> _Code that draws figures_:
━━━━━━
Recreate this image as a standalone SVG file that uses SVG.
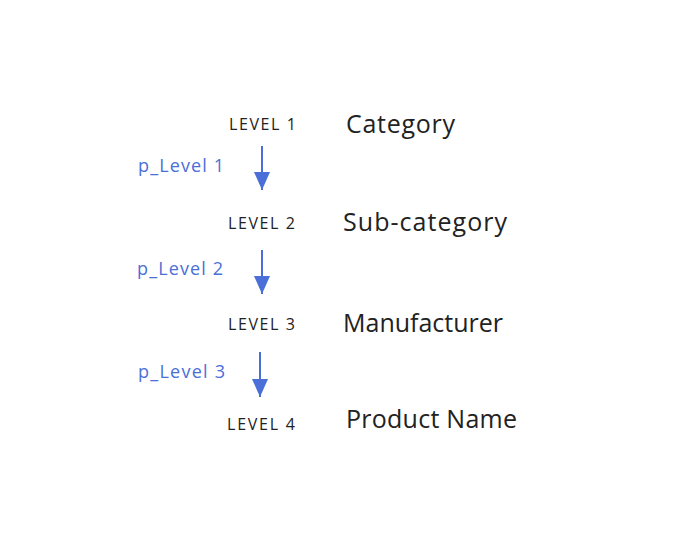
<svg xmlns="http://www.w3.org/2000/svg" width="677" height="543" viewBox="0 0 677 543">
<defs>
<style>
.lvl{font-family:"Open Sans",Lato,sans-serif;font-size:16px;fill:#222}
.name{font-family:"Open Sans",Lato,sans-serif;font-size:25px;fill:#222}
.plabel{font-family:"Open Sans",Lato,sans-serif;font-size:18px;fill:#4a6fd8}
.conn{stroke:#4a6fd8;stroke-width:2;fill:none}
</style>
<marker id="ah2" viewBox="0 0 18 16" refX="18" refY="8" markerWidth="18" markerHeight="16" markerUnits="userSpaceOnUse" orient="auto">
<path d="M0,0 L18,8 L0,16 Z" fill="#4a6fd8"/>
</marker>
</defs>
<rect width="677" height="543" fill="#fff"/>
<g id="level1"><text class="lvl" x="229" y="130" textLength="67">LEVEL 1</text><text class="name" x="346" y="133" textLength="109">Category</text></g>
<g id="level2"><text class="lvl" x="228" y="229" textLength="67">LEVEL 2</text><text class="name" x="343" y="231" textLength="164">Sub-category</text></g>
<g id="level3"><text class="lvl" x="228" y="330" textLength="67">LEVEL 3</text><text class="name" x="343" y="332" textLength="160">Manufacturer</text></g>
<g id="level4"><text class="lvl" x="227" y="430" textLength="68">LEVEL 4</text><text class="name" x="346" y="428" textLength="171">Product Name</text></g>
<g id="connectors">
<line class="conn" x1="262" y1="146" x2="262" y2="190" marker-end="url(#ah2)"/>
<line class="conn" x1="262" y1="250" x2="262" y2="294" marker-end="url(#ah2)"/>
<line class="conn" x1="260" y1="352" x2="260" y2="397" marker-end="url(#ah2)"/>
<text class="plabel" x="138" y="172" textLength="86">p_Level 1</text>
<text class="plabel" x="137" y="275" textLength="86">p_Level 2</text>
<text class="plabel" x="138" y="378" textLength="87">p_Level 3</text>
</g>
</svg>
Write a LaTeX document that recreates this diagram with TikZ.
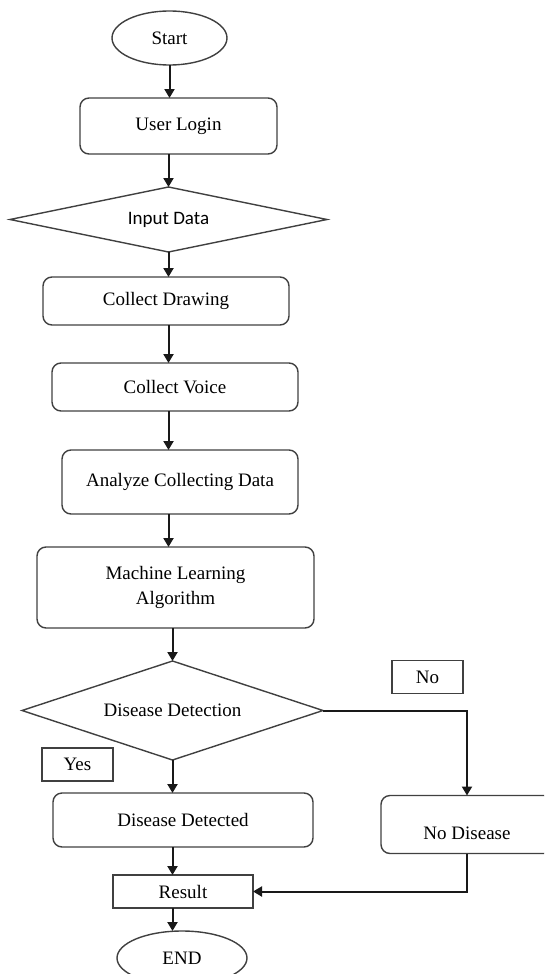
\documentclass[tikz,border=0pt]{standalone}
\usepackage{fontspec}
\setmainfont{Liberation Serif}
\newfontfamily\inputfont{Carlito}
\usetikzlibrary{positioning,arrows.meta,shapes.geometric}

\begin{document}
\begin{tikzpicture}[
    x=1pt, y=1pt,
    font=\fontsize{19}{25}\selectfont,
    every node/.style={outer sep=0pt},
    stepbox/.style={draw=black!75, line width=1.4pt, rounded corners=9pt, align=center},
    plainbox/.style={draw=black!75, line width=1.4pt, align=center},
    tag/.style={draw=black!75, line width=1.4pt, minimum width=71pt, minimum height=33pt},
    term/.style={draw=black!75, line width=1.4pt, ellipse},
    decision/.style={draw=black!75, line width=1.4pt, diamond},
    arr/.style={line width=2pt, black!90, -{Triangle[length=9pt,width=10pt]}}
]
\useasboundingbox (0,0) rectangle (544,-974);
\clip (0,0) rectangle (544,-974);

\node[term, minimum width=115pt, minimum height=54pt] (start) at (169.5,-38) {Start};
\node[stepbox, minimum width=197pt, minimum height=56pt, below=33pt of start, xshift=9pt] (login) {User Login};
\node[decision, aspect=4.9, minimum width=317pt, minimum height=65pt, font=\fontsize{19}{25}\selectfont\inputfont, below=33pt of login, xshift=-10pt] (input) {Input Data};
\node[stepbox, minimum width=246pt, minimum height=48pt, below=25pt of input, xshift=-2.5pt] (drawing) {Collect Drawing};
\node[stepbox, minimum width=246pt, minimum height=48pt, below=38pt of drawing, xshift=9pt] (voice) {Collect Voice};
\node[stepbox, minimum width=236pt, minimum height=64pt, below=39pt of voice, xshift=5pt] (analyze) {Analyze Collecting Data};
\node[stepbox, minimum width=277pt, minimum height=81pt, below=33pt of analyze, xshift=-4.5pt] (ml) {Machine Learning\\Algorithm};
\node[decision, aspect=3.04, minimum width=301pt, minimum height=99pt, below=33pt of ml, xshift=-3pt] (detect) {Disease Detection};
\node[stepbox, minimum width=260pt, minimum height=54pt, below=33pt of detect, xshift=10.5pt] (found) {Disease Detected};
\node[plainbox, minimum width=140pt, minimum height=33pt, below=28pt of found] (result) {Result};
\node[term, minimum width=130pt, minimum height=54pt, below=23pt of result, xshift=-1pt] (stop) {END};

% no branch
\node[tag, above right=17pt and 69pt of detect.east] (nolbl) {No};
\node[stepbox, minimum width=172pt, minimum height=58pt, text height=33pt, text depth=4pt, below=85pt of detect.east, xshift=144pt] (healthy) {No Disease};
% yes branch
\node[tag, left=59.5pt of detect.south, anchor=north east, yshift=12pt] (yeslbl) {Yes};

\draw[arr] (start) -- (start |- login.north);
\draw[arr] (login.south -| input.north) -- (input.north);
\draw[arr] (input.south) -- (input.south |- drawing.north);
\draw[arr] (drawing.south -| input) -- (voice.north -| input);
\draw[arr] (voice.south -| input) -- (analyze.north -| input);
\draw[arr] (analyze.south -| input) -- (ml.north -| input);
\draw[arr] (ml.south -| detect) -- (detect.north);
\draw[arr] (detect.south) -- (found.north -| detect);
\draw[arr] (found.south -| detect) -- (result.north -| detect);
\draw[arr] (result.south -| detect) -- (stop.north -| detect);
\draw[arr] (detect.east) -| (healthy.north);
\draw[arr] (healthy.south) |- (result.east);
\end{tikzpicture}
\end{document}
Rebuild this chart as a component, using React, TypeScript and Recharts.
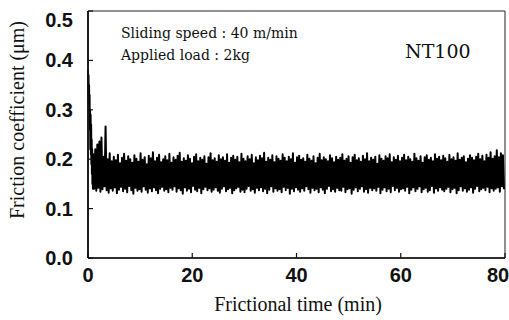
━━━━━━
> _WORK TO DO_: Scan the listing above. Collect all lines with the word "this".

> _TASK RESPONSE_:
Recreate this image as a standalone SVG file that uses SVG.
Write a LaTeX document that recreates this diagram with TikZ.
Rebuild this chart as a component, using React, TypeScript and Recharts.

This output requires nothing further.